Q —Can humanism be considered a religion?

A — It seems to me that there are perhaps two ways of answering this question, from a legal point of view and from a theological point of view. From a legal point of view the Federal Bureau of Prisons has come to recognize humanism as a religion after the settlement of a lawsuit brought about by a prison inmate.
In this legal context, the Federal Bureau acknowledges humanism as a “worldview”, similar to religious “worldviews”, with all the rights and privileges that flow from this acknowledgment.

From the point of view of Christian theology, however, humanism may not be considered a religion. The reason? There is no explicit reference to the transcendent reality that we know as God, or in some religious traditions “the gods,” or salvation. I think such a transcendent reference is essential to the definition of religion.
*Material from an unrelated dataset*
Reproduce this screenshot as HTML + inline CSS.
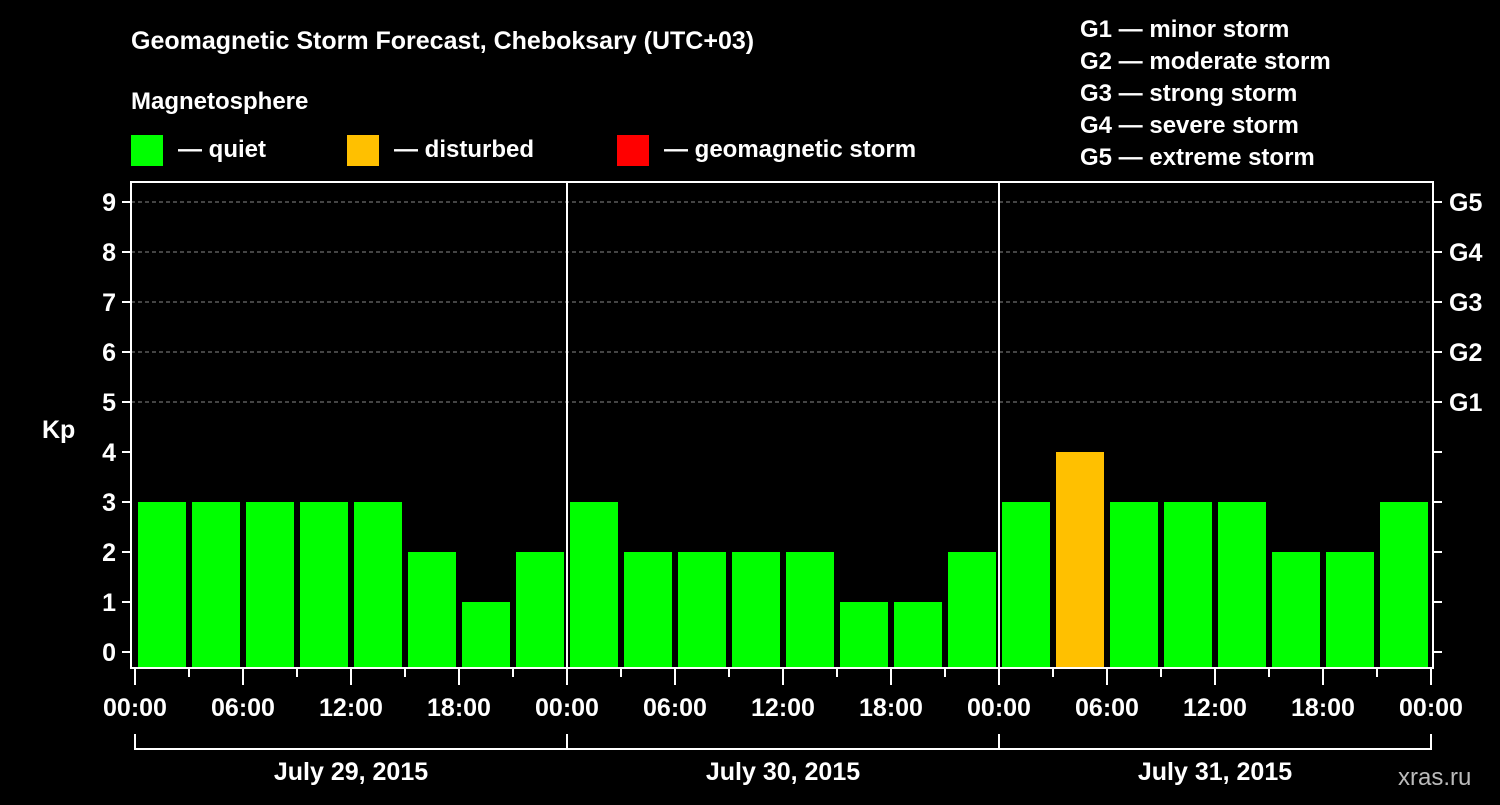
<!DOCTYPE html>
<html><head><meta charset="utf-8"><style>
body{margin:0;background:#000;width:1500px;height:800px;overflow:hidden}
svg text{font-family:"Liberation Sans",sans-serif;font-weight:bold;fill:#fff}
</style></head><body>
<svg id="c" width="1500" height="800" xmlns="http://www.w3.org/2000/svg">
<text x="131" y="49" font-size="25">Geomagnetic Storm Forecast, Cheboksary (UTC+03)</text>
<text x="131" y="109" font-size="24">Magnetosphere</text>
<g><rect x="131" y="135" width="32" height="31" fill="#00ff00"/><text x="178" y="157" font-size="24">— quiet</text></g>
<g><rect x="347" y="135" width="32" height="31" fill="#ffc000"/><text x="394" y="157" font-size="24">— disturbed</text></g>
<g><rect x="617" y="135" width="32" height="31" fill="#ff0000"/><text x="664" y="157" font-size="24">— geomagnetic storm</text></g>
<g font-size="24">
<text x="1080" y="37">G1 — minor storm</text>
<text x="1080" y="69">G2 — moderate storm</text>
<text x="1080" y="101">G3 — strong storm</text>
<text x="1080" y="133">G4 — severe storm</text>
<text x="1080" y="165">G5 — extreme storm</text>
</g>
<text x="42" y="438" font-size="25">Kp</text>
<text x="1398" y="785" font-size="24" fill="#bbb" style="fill:#bbb;font-weight:normal">xras.ru</text>
<g id="g"></g>
</svg>
<script>
const kpValues=[3,3,3,3,3,2,1,2, 3,2,2,2,2,1,1,2, 3,4,3,3,3,2,2,3];
const dayLabels=["July 29, 2015","July 30, 2015","July 31, 2015"];
const xTickLabels=["00:00","06:00","12:00","18:00"];
const yTicks=[0,1,2,3,4,5,6,7,8,9];
const gLabels=["G1","G2","G3","G4","G5"];
const X0=135,DAY=432,L=131,R=1433,T=182,B=668;
const y=v=>652-50*v;
const x=h=>X0+h*DAY/24;
const g=document.getElementById('g');
const NS='http://www.w3.org/2000/svg';
function mk(t,a,p){const e=document.createElementNS(NS,t);for(const k in a)e.setAttribute(k,a[k]);(p||g).appendChild(e);return e;}
// gridlines
for(let v=5;v<=9;v++){const e=mk('line',{x1:L,x2:R,y1:y(v),y2:y(v),stroke:'#888','stroke-dasharray':'4,3','stroke-width':1});

}
// bars
kpValues.forEach((v,i)=>{const c=v>=5?'#ff0000':(v>=4?'#ffc000':'#00ff00');
const b=mk('rect',{x:x(i*3)+3,y:y(v),width:48,height:B-y(v),fill:c});

});
// frame
const f=mk('rect',{x:L,y:T,width:R-L,height:B-T,fill:'none',stroke:'#fff','stroke-width':2});


for(let d=1;d<3;d++){const e=mk('line',{x1:x(d*24),x2:x(d*24),y1:T,y2:B,stroke:'#fff','stroke-width':2});

}
// y ticks
yTicks.forEach(v=>{mk('line',{x1:L-9,x2:L,y1:y(v),y2:y(v),stroke:'#fff','stroke-width':2});
mk('line',{x1:R,x2:R+9,y1:y(v),y2:y(v),stroke:'#fff','stroke-width':2});
const t=mk('text',{x:L-15,y:y(v)+9,'font-size':25,'text-anchor':'end'});t.textContent=v;

});
gLabels.forEach((s,i)=>{const t=mk('text',{x:1449,y:y(5+i)+9,'font-size':25});t.textContent=s;

});
// x ticks
for(let h=0;h<=72;h+=3){const major=h%6===0;
mk('line',{x1:x(h),x2:x(h),y1:B,y2:B+(major?17:9),stroke:'#fff','stroke-width':2});
if(major){const t=mk('text',{x:x(h),y:716,'font-size':25,'text-anchor':'middle'});t.textContent=xTickLabels[(h%24)/6];

}}
// day brackets
mk('line',{x1:x(0),x2:x(72),y1:749,y2:749,stroke:'#fff','stroke-width':2});
for(let d=0;d<=3;d++)mk('line',{x1:x(d*24),x2:x(d*24),y1:734,y2:750,stroke:'#fff','stroke-width':2});
dayLabels.forEach((s,d)=>{const t=mk('text',{x:x(d*24+12),y:780,'font-size':25,'text-anchor':'middle'});t.textContent=s;

});
</script>
</body></html>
I find the comments of the Scottish philosopher of religion, Ninian Smart (1927-2001) very helpful here and Smart had a broad and deep understanding of the religious traditions of the world.

This is what he wrote: “It is unrealistic to treat Marxism as a religion: though it possesses doctrines, symbols, a moral code, and even sometimes rituals, it denies the possibility of an experience with the invisible world. Neither relationship to a personal God nor the hope of an experience of salvation or nirvana can be significant for the Marxist. Likewise Humanism, because it fixes its sights on this-worldly aims, is essentially non-religious.” [Ninian Smart, “The Religious Experience of Mankind” (London: Collins, 1971), pages 22-23].